In this study, the gas–water–hydrate–sand four-phase flow characteristics were simulated using the Eulerian model and a user-defined function for hydrate particle diameter in fluent. The results indicate that (1) in the straight pipe section, hydrates concentrated in the middle and lower regions, while sand particles settled at the bottom. In the bend section, hydrates were mainly on the outer side, and sand particles were on the inner side. (2) In the straight pipe section, increasing flow velocity reduced hydrate concentration at the pipe center, promoting a more homogeneous cross-sectional distribution due to enhanced turbulent mixing and reduced particle clustering.
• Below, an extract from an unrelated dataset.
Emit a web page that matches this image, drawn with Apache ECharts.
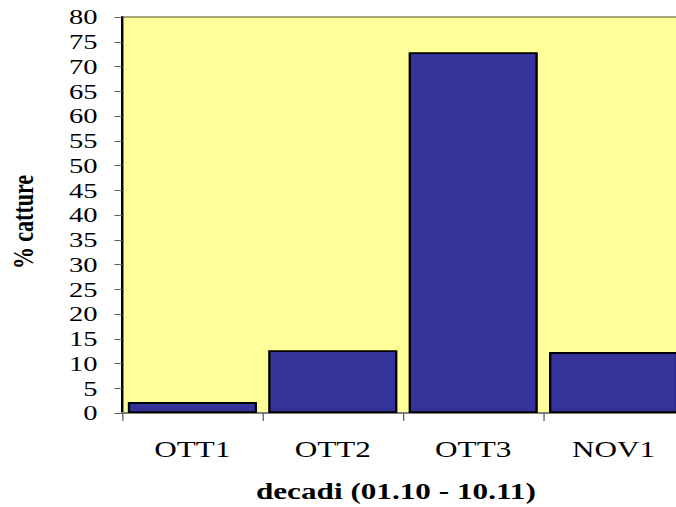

However, in the bend section, centrifugal forces induced hydrate particle migration toward the outer wall, altering the distribution pattern and leading to localized accumulation. Along the entire pipeline, the maximum hydrate concentration increased with the gas volume fraction and was increasingly concentrated in the lower region of the pipe. (3) The concentration of sand particles at the pipe bottom decreased with increasing flow velocity and hydrate/gas volume fractions. This reduction was attributed to the displacement effects induced by hydrate and gas phases, which mitigated sedimentation and promoted a more uniform cross-sectional distribution. (4) The pressure drop per unit pipe length increased with rising flow velocity and hydrate volume fraction but decreased with gas volume fraction, with the most pronounced increase observed at 3 m/s, where the pressure drop was 6.24 times higher than at 1 m/s. This research provides a theoretical foundation for flow assurance technology in deep-sea hydrate extraction.